In general, it's the desire to establish laws that reflects complex systems' roots in physics, and it is this that distinguishes it from traditional statistics and machine learning. In those areas, the focus seems to me to be more on predictive power ("Huzzah! My error rate is lower than yours.") and less on mechanisms. My machine learning friends tell me that people are getting more interested in the "interpretability" of their models, but I'm not sure this is the same thing as building models that reflect the true mechanical nature of the underlying system... of course, one fundamental difference between much of statistical learning and what I've described above is that for many systems, there's no underlying mechanism! We shouldn't expect problems like keeping the spam out of my inbox to exhibit nice mechanistic behavior, and there are a tremendous number of such problems out there today. Fortunately, I'm happy to leave those to people who care more about error rates than mechanisms, and I hope they're happy to leave studying the (complex) natural world, mechanisms and all, to me.

Updates, July 7

(1) The notion of the tabula rasa is not antithetical to the idea that there are patterns in social behavior, but patterns per se are not the same as the kind of societal laws that the founders of sociology were apparently interested in, i.e., sociology apparently believes these patterns to be wholly the results of culture and not driven by things that every human shares like our evolutionary history as a species.
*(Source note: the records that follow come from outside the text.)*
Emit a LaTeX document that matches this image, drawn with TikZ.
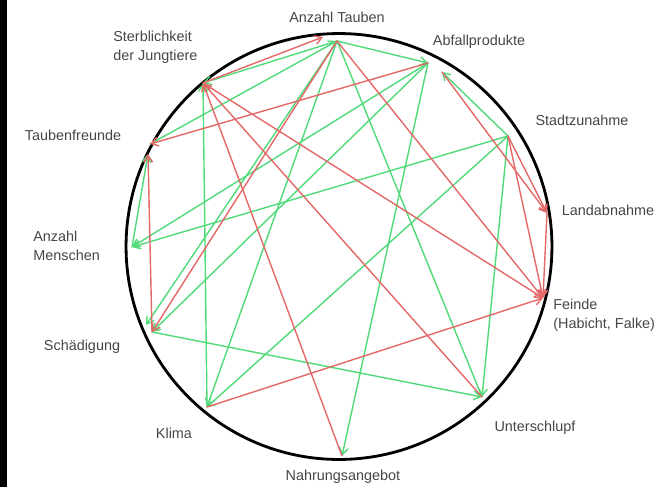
\documentclass[tikz,border=0pt]{standalone}
\usepackage{fontspec}
\setmainfont{Liberation Sans}
\usetikzlibrary{arrows.meta}
\definecolor{posgreen}{RGB}{80,218,120}
\definecolor{negred}{RGB}{228,104,104}
\definecolor{labelgray}{RGB}{70,70,70}

\begin{document}
\begin{tikzpicture}[x=0.02cm, y=-0.02cm, line cap=round, line join=round, >={Straight Barb[length=4pt,width=5pt]}, font=\fontsize{8.2}{11}\selectfont]
		\tikzset{poslink/.style={->, posgreen, line width=0.8pt}, neglink/.style={->, negred, line width=0.8pt}, lbl/.style={text=labelgray, inner sep=0pt, align=left}}
		\useasboundingbox (0,0) rectangle (663,487);
		\fill[black] (0,0) rectangle (7,487);
		\draw[line width=1.6pt] (339,246.5) circle (4.26cm);
		% points on the ring
		\coordinate (tauben) at (337,41);
		\coordinate (tauben2) at (323,37);
		\coordinate (abfall) at (428,63);
		\coordinate (abfall2) at (442,72);
		\coordinate (stadt) at (508,136);
		\coordinate (land) at (547,213);
		\coordinate (feinde) at (543,298);
		\coordinate (unter) at (482,397);
		\coordinate (nahrung) at (342,456);
		\coordinate (klima) at (207,407);
		\coordinate (schaden) at (152,332);
		\coordinate (schaden2) at (146,325);
		\coordinate (menschen) at (132,247);
		\coordinate (freunde) at (150,144);
		\coordinate (freunde2) at (148,154);
		\coordinate (sterbl) at (203,83);
		% labels
		\node[lbl] (lTauben) at (337,17) {Anzahl Tauben};
		\node[lbl, anchor=west] (lSterbl) at (113,47) {Sterblichkeit\\der Jungtiere};
		\node[lbl] (lAbfall) at (479,42) {Abfallprodukte};
		\node[lbl] (lStadt) at (582,120) {Stadtzunahme};
		\node[lbl] (lLand) at (608,210) {Landabnahme};
		\node[lbl, anchor=west] (lFeinde) at (553,315) {Feinde\\(Habicht, Falke)};
		\node[lbl] (lUnter) at (535,428) {Unterschlupf};
		\node[lbl] (lNahrung) at (343,477) {Nahrungsangebot};
		\node[lbl] (lKlima) at (174,433) {Klima};
		\node[lbl] (lSchaden) at (82,347) {Schädigung};
		\node[lbl, anchor=west] (lMenschen) at (33,246) {Anzahl\\Menschen};
		\node[lbl] (lFreunde) at (73,135) {Taubenfreunde};
		% green links
		\foreach \a/\b in {tauben/sterbl, freunde/tauben, menschen/freunde2, stadt/menschen, abfall/menschen, tauben/abfall, abfall/schaden, abfall/nahrung, stadt/abfall2, klima/sterbl, tauben/klima, stadt/klima, schaden/unter, tauben/unter, stadt/unter, tauben/schaden2} {
			\draw[poslink] (\a) -- (\b);
		}
		% red links
		\foreach \a/\b in {sterbl/tauben2, abfall/freunde, schaden/freunde2, nahrung/sterbl, unter/sterbl, sterbl/feinde, tauben/feinde, klima/feinde, stadt/feinde, stadt/land, abfall2/land, land/feinde, tauben/schaden} {
			\draw[neglink] (\a) -- (\b);
		}
	\end{tikzpicture}
\end{document}
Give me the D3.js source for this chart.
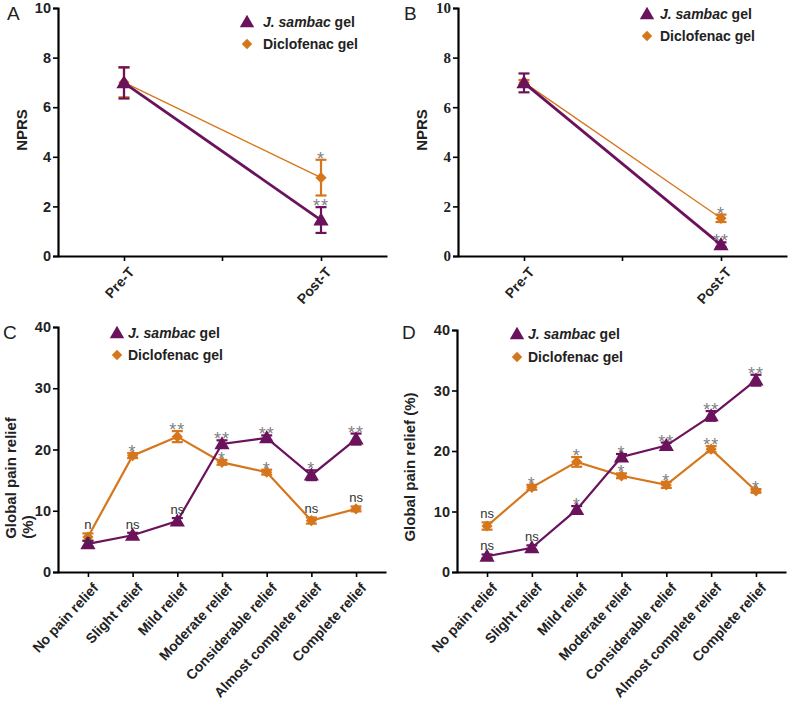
<!DOCTYPE html>
<html><head><meta charset="utf-8">
<script src="https://cdn.jsdelivr.net/npm/d3@7/dist/d3.min.js"></script>
<style>body{margin:0;background:#fff}svg{display:block;font-family:"Liberation Sans",Arial,sans-serif}</style>
</head><body><svg id="c" width="790" height="707"></svg>
<script>
// ---------- DATA ----------
const nprsCats = ["Pre-T", "Post-T"];
const aSambac = [6.98, 1.45], aSambacErr = [0.63, 0.52];
const aDiclo = [7.0, 3.16], aDicloErr = [0.6, 0.72];
const aSambacSig = ["", "**"], aDicloSig = ["", "*"];
const bSambac = [6.98, 0.45], bSambacErr = [0.38, 0.1];
const bDiclo = [7.0, 1.52], bDicloErr = [0.1, 0.15];
const bSambacSig = ["", "**"], bDicloSig = ["", "*"];
const nprsTicks = [0, 2, 4, 6, 8, 10];

const reliefCats = ["No pain relief", "Slight relief", "Mild relief", "Moderate relief",
  "Considerable relief", "Almost complete relief", "Complete relief"];
const cSambac = [4.6, 6.0, 8.3, 20.9, 21.9, 15.8, 21.7];
const cSambacErr = [0.5, 0.4, 0.5, 0.6, 0.4, 0.8, 0.9];
const cDiclo = [5.7, 19.0, 22.1, 17.9, 16.3, 8.4, 10.3];
const cDicloErr = [0.6, 0.4, 0.9, 0.4, 0.4, 0.5, 0.4];
const cSambacSig = ["s", "ns", "ns", "**", "**", "*", "**"];
const cDicloSig = ["n", "*", "**", "*", "*", "ns", "ns"];
const dSambac = [2.6, 4.0, 10.3, 19.0, 20.9, 25.8, 31.7];
const dSambacErr = [0.3, 0.4, 0.6, 0.5, 0.5, 0.8, 0.9];
const dDiclo = [7.6, 14.0, 18.2, 15.9, 14.4, 20.3, 13.4];
const dDicloErr = [0.6, 0.4, 0.8, 0.4, 0.5, 0.5, 0.3];
const dSambacSig = ["ns", "ns", "*", "*", "**", "**", "**"];
const dDicloSig = ["ns", "*", "*", "*", "*", "**", "*"];
const reliefTicks = [0, 10, 20, 30, 40];

const PURPLE = "#6b125c", ORANGE = "#d6761c";
const SANS = "'Liberation Sans',Arial,sans-serif";
const svg = d3.select("#c");

function panel(o) {
  const g = svg.append("g").attr("font-family", SANS);
  const x = d3.scalePoint().domain(o.cats).range([o.x0, o.x1]).padding(o.pad);
  const y = d3.scaleLinear().domain([0, o.ymax]).range([o.yb, o.yt]);
  // axes
  const ya = g.append("g").attr("transform", `translate(${o.x0},0)`)
    .call(d3.axisLeft(y).tickValues(o.ticks).tickSize(5).tickPadding(2));
  ya.select(".domain").attr("stroke", "#000").attr("stroke-width", 2.2);
  ya.selectAll(".tick line").attr("stroke-width", 1.6);
  ya.selectAll("text").attr("font-size", o.serif ? 15 : 14.5).attr("font-weight", "bold").attr("fill", "#222")
    .attr("font-family", o.serif ? "'Liberation Serif','Times New Roman',serif" : SANS);
  const xa = g.append("g").attr("transform", `translate(0,${o.yb})`)
    .call(d3.axisBottom(x).tickSize(5).tickSizeOuter(0).tickFormat(""));
  xa.select(".domain").attr("stroke-width", 2.2);
  xa.selectAll(".tick line").attr("stroke-width", 1.6);
  if (o.midTick) {
    const xm = (x(o.cats[0]) + x(o.cats[o.cats.length - 1])) / 2;
    g.append("line").attr("x1", xm).attr("x2", xm).attr("y1", o.yb).attr("y2", o.yb + 5)
      .attr("stroke", "#000").attr("stroke-width", 1.6);
  }
  // x labels
  g.selectAll(".xl").data(o.cats).join("text")
    .attr("transform", d => `translate(${x(d) + 4},${o.yb + 10}) rotate(${o.xrot})`)
    .attr("text-anchor", "end").attr("dy", "0.7em")
    .attr("font-size", o.xfs).attr("font-weight", "bold").attr("fill", "#222").text(d => d);
  // y title
  o.ytitle.forEach(t => {
    g.append("text").attr("transform", `translate(${t.x},${t.y}) rotate(-90)`)
      .attr("text-anchor", "middle").attr("font-size", 15).attr("font-weight", "bold")
      .attr("fill", "#222").text(t.text);
  });
  // panel letter
  g.append("text").attr("x", o.lx).attr("y", o.ly).attr("font-size", 19).attr("fill", "#222").text(o.letter);

  const series = [
    {v: o.d, e: o.de, sig: o.dsig, c: ORANGE, w: o.dw, m: "diamond"},
    {v: o.s, e: o.se, sig: o.ssig, c: PURPLE, w: o.sw, m: "triangle"}
  ];
  const line = d3.line().x((d, i) => x(o.cats[i])).y(d => y(d));
  series.forEach(s => {
    g.append("path").attr("d", line(s.v)).attr("fill", "none").attr("stroke", s.c).attr("stroke-width", s.w);
  });
  series.forEach(s => {
    s.v.forEach((v, i) => {
      const cx = x(o.cats[i]);
      const top = y(v + s.e[i]), bot = y(v - s.e[i]);
      g.append("line").attr("x1", cx).attr("x2", cx).attr("y1", top).attr("y2", bot).attr("stroke", s.c).attr("stroke-width", 2.2);
      [top, bot].forEach(yy => g.append("line").attr("x1", cx - 5.5).attr("x2", cx + 5.5).attr("y1", yy).attr("y2", yy)
        .attr("stroke", s.c).attr("stroke-width", 2.2));
      const sym = d3.symbol().type(s.m === "diamond" ? d3.symbolDiamond2 : d3.symbolTriangle).size(s.m === "diamond" ? 80 : 100);
      g.append("path").attr("d", sym()).attr("transform", `translate(${cx},${y(v) + (s.m === "triangle" ? 1 : 0)})`).attr("fill", s.c);
    });
  });
  // significance labels, stacked so that labels at one category never collide
  o.cats.forEach((c, i) => {
    const items = series.map(s => {
      const t = s.sig[i];
      const ast = t.includes("*");
      const top = y(s.v[i] + s.e[i]);
      return {t, ast, base: ast ? top + 5 : top - 4};
    }).filter(d => d.t).sort((a, b) => a.base - b.base);
    for (let k = 1; k < items.length; k++) {
      if (items[k].base - items[k - 1].base < 15) items[k].base = items[k - 1].base + 15;
    }
    items.forEach(d => {
      g.append("text").attr("x", x(c)).attr("y", d.base)
        .attr("text-anchor", "middle").attr("font-size", d.ast ? 18 : 13)
        .attr("letter-spacing", d.ast ? 1 : 0)
        .attr("fill", d.ast ? "#808080" : "#333").text(d.t);
    });
  });
  // legend
  const L = o.leg;
  [[PURPLE, "triangle", 0], [ORANGE, "diamond", L.dy]].forEach(([c, m, dy]) => {
    const sym = d3.symbol().type(m === "diamond" ? d3.symbolDiamond2 : d3.symbolTriangle).size(m === "diamond" ? 70 : 90);
    g.append("path").attr("d", sym()).attr("transform", `translate(${L.x},${L.y + dy + (m === "triangle" ? 1 : 0)})`).attr("fill", c);
  });
  const t1 = g.append("text").attr("x", L.tx).attr("y", L.y + 5).attr("font-size", L.fs).attr("font-weight", "bold").attr("fill", "#222");
  t1.append("tspan").attr("font-style", "italic").text("J. sambac");
  t1.append("tspan").text(" gel");
  g.append("text").attr("x", L.tx).attr("y", L.y + L.dy + 5).attr("font-size", L.fs).attr("font-weight", "bold").attr("fill", "#222").text("Diclofenac gel");
}

panel({cats: nprsCats, x0: 58, x1: 387, pad: 0.335, yb: 256, yt: 8, ymax: 10, ticks: nprsTicks, midTick: true,
  s: aSambac, se: aSambacErr, d: aDiclo, de: aDicloErr, ssig: aSambacSig, dsig: aDicloSig, sw: 2.8, dw: 1.3,
  xfs: 14, xrot: -48, ytitle: [{x: 27, y: 130, text: "NPRS"}], letter: "A", lx: 7, ly: 20,
  leg: {x: 247, y: 22, dy: 22, tx: 263, fs: 14}});
panel({cats: nprsCats, x0: 458, x1: 787, pad: 0.335, yb: 256, yt: 8, ymax: 10, ticks: nprsTicks, midTick: true, serif: true,
  s: bSambac, se: bSambacErr, d: bDiclo, de: bDicloErr, ssig: bSambacSig, dsig: bDicloSig, sw: 2.8, dw: 1.3,
  xfs: 14, xrot: -48, ytitle: [{x: 427, y: 130, text: "NPRS"}], letter: "B", lx: 404, ly: 20,
  leg: {x: 647, y: 14, dy: 22, tx: 660, fs: 14}});
panel({cats: reliefCats, x0: 58, x1: 386, pad: 0.67, yb: 572, yt: 327, ymax: 40, ticks: reliefTicks,
  s: cSambac, se: cSambacErr, d: cDiclo, de: cDicloErr, ssig: cSambacSig, dsig: cDicloSig, sw: 2.2, dw: 2.2,
  xfs: 14, xrot: -47, ytitle: [{x: 16, y: 478, text: "Global pain relief"}, {x: 33, y: 527, text: "(%)"}], letter: "C", lx: 3, ly: 339,
  leg: {x: 117, y: 333, dy: 22, tx: 128, fs: 14}});
panel({cats: reliefCats, x0: 457, x1: 786, pad: 0.67, yb: 572, yt: 330, ymax: 40, ticks: reliefTicks,
  s: dSambac, se: dSambacErr, d: dDiclo, de: dDicloErr, ssig: dSambacSig, dsig: dDicloSig, sw: 2.2, dw: 2.2,
  xfs: 14, xrot: -47, ytitle: [{x: 415, y: 467, text: "Global pain relief (%)"}], letter: "D", lx: 402, ly: 339,
  leg: {x: 517, y: 334, dy: 23, tx: 528, fs: 14}});
</script></body></html>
I suppose there's a middle ground here, in which society has created the appearance of laws, which the sociophysicists then discover and mistake for absolutes. Actually, I'm sure that much of what physicists have done recently can be placed into this category.

(2) It may be the case that it is merely the portion of sociology that my friend is most familiar with that expresses this odd conviction, and that there are subfields that retain the idea that true mechanistic laws do operate in social systems. For all I know, social network analysis people may be of this sort; it would be nice to have an insider's perspective on this.

(3) Like the notions of criticality and universality, these terms actually do have precise, technical definitions in their proper contexts, but they've recently been co-opted in imprecisely ways and are now, unfortunately and in my opinion, basically meaningless in most of the complex systems literature.